5. Use the “Good/Better/Best” hierarchy to segment quality-sensitive buyers
The Good/Better/Best (GBB) model segments buyers by their WTP for increasingly better versions of your product. This tiered system reduces buyer confusion by simplifying decision-making to one of three clear categories. The key outcome is that GBB pricing ensures that customers who are quality-sensitive willingly pay more for clearly superior offerings. While GBB captures the high-end, a complete pricing strategy must also include no-frills entry-level products designed specifically for the most budget-conscious market segment.
6. Create no-frills products for the most budget-conscious market segment
A stripped-down, bare-bones product attracts price-sensitive buyers who might otherwise be priced out of the market entirely. This strategy maintains a low entry barrier while requiring minimal functionality to reduce costs. Moreover, this lower-priced offering serves as an effective defense against price-cutting competitors. Getting customers in the door is only the start; maximize profitability by shifting your focus to optional products and services
7. Offer supplementary products or services (”add-ons”) as benefit-enhancing options
Add-ons should be used when buyers have diverse preferences regarding additional features. They allow price-sensitive buyers to purchase only the base product at a low price. Better yet, quality-focused customers are attracted to those high-margin add-ons, significantly boosting your overall profit. You can boost your profits further by using volume pricing to encourage larger purchases.
8. Reward larger purchases with a lower average unit price
The goal is to motivate customers to increase the amount purchased in a single order and/or over time. This strategy is effective for achieving cost economies associated with larger orders. Rewarding volume can also act as a competitive weapon by encouraging customer loyalty and locking out rivals when customers stockpile your product. Another way to differentiate value, without altering the product itself, is to vary prices by time of purchase or location of use.
9. Use time or location of purchase and/or use to differentiate prices
Time and location are powerful ways to change the value of a product or service without physically altering them. Charging different prices simply recognizes that when or where a person buys or uses something changes how much they value it. You can also use your price menu to shift demand away from periods or locations where capacity is over-utilized. Beyond criteria like time and location, you can also segment buyers by how much hassle they’re willing to tolerate.
10. Require customers to perform inconvenient actions for a lower price
This tactic successfully sorts buyers because they have to prove how price sensitive they truly are.
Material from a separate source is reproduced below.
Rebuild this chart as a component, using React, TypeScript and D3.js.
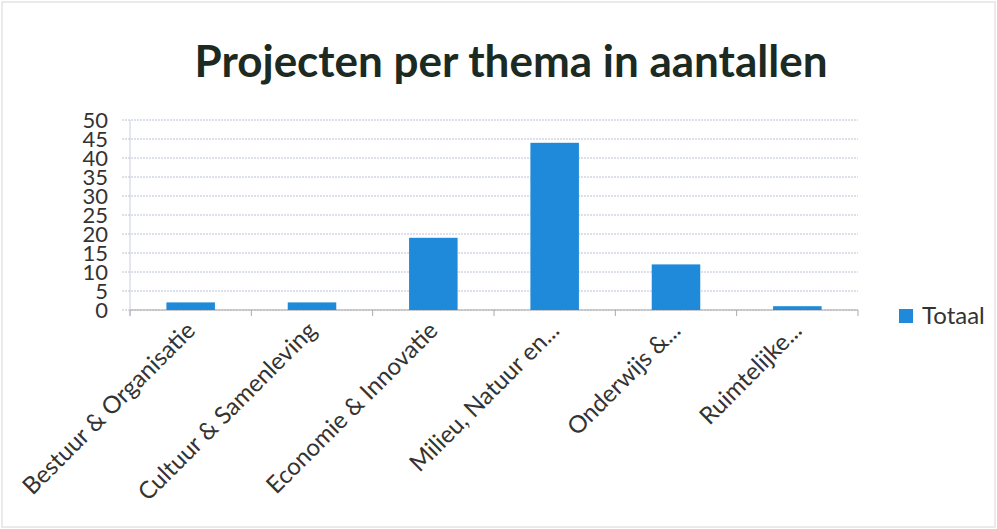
import React from "react";
import * as d3 from "d3";

const categories = [
  "Bestuur & Organisatie",
  "Cultuur & Samenleving",
  "Economie & Innovatie",
  "Milieu, Natuur en...",
  "Onderwijs &...",
  "Ruimtelijke...",
];
const totaal = [2, 2, 19, 44, 12, 1];
const yTicks = [0, 5, 10, 15, 20, 25, 30, 35, 40, 45, 50];
const seriesName = "Totaal";
const title = "Projecten per thema in aantallen";

const W = 997;
const H = 529;
const left = 130;
const right = 858;
const top = 120;
const bottom = 310;
const barColor = "#1f8ad9";
const font = "Lato, 'Open Sans', sans-serif";

export default function App() {
  const x = d3.scaleBand<string>().domain(categories).range([left, right]).paddingInner(0.6).paddingOuter(0.3);
  const y = d3.scaleLinear().domain([0, 50]).range([bottom, top]);
  const step = x.step();
  return (
    <svg width={W} height={H} style={{ position: "absolute", left: 0, top: 0, background: "#fff" }}>
      <rect x={0} y={0} width={W} height={H} fill="#fff" />
      <rect x={2} y={2} width={W - 4} height={H - 4} fill="none" stroke="#e4e4e4" strokeWidth={1.5} />
      <text x={511} y={77} textAnchor="middle" fontFamily={font} fontWeight={700} fontSize={44} fill="#1b2a22">
        {title}
      </text>
      {yTicks.map((t) => (
        <g key={t}>
          <line x1={122} x2={right} y1={y(t)} y2={y(t)} stroke="#b9c2d6" strokeWidth={1} strokeDasharray="2,1" />
          <text x={108} y={y(t)} dy="0.36em" textAnchor="end" fontFamily={font} fontSize={22} fill="#333">
            {t}
          </text>
        </g>
      ))}
      <line x1={left} x2={left} y1={top} y2={bottom + 6} stroke="#c9cfe0" strokeWidth={1} />
      <line x1={left} x2={right} y1={bottom} y2={bottom} stroke="#a9a9a9" strokeWidth={1.2} />
      {d3.range(categories.length + 1).map((i) => (
        <line key={i} x1={left + i * step} x2={left + i * step} y1={bottom} y2={bottom + 6} stroke="#a9a9a9" strokeWidth={1} />
      ))}
      {categories.map((c, i) => (
        <rect key={c} x={x(c)!} y={y(totaal[i])} width={x.bandwidth()} height={bottom - y(totaal[i])} fill={barColor} />
      ))}
      {categories.map((c) => {
        const cx = (x(c) as number) + x.bandwidth() / 2 + 6;
        const cy = bottom + 22;
        return (
          <text key={c} transform={`translate(${cx},${cy}) rotate(-45)`} textAnchor="end" fontFamily={font} fontSize={24} fill="#333">
            {c}
          </text>
        );
      })}
      <rect x={899} y={309} width={14} height={14} fill={barColor} />
      <text x={922} y={324} fontFamily={font} fontSize={24} fill="#333">
        {seriesName}
      </text>
    </svg>
  );
}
Wealthier, less price-sensitive buyers choose to pay the higher price to avoid the time and effort. Conversely, price-sensitive individuals are more willing to accept inconvenience to secure a lower price. Effort-based pricing forces true self-segmentation; those willing to endure inconvenience prove their price sensitivity, allowing you to increase your sales without cutting your price across the board.
The Mindset Shift That Unlocks Profit
The single most important takeaway from these tips is to stop hunting for one magic price. Start thinking about the best range of prices for your target market. Build a price structure that lets every segment of your market willingly pay a price that’s commensurate with your product’s value to them.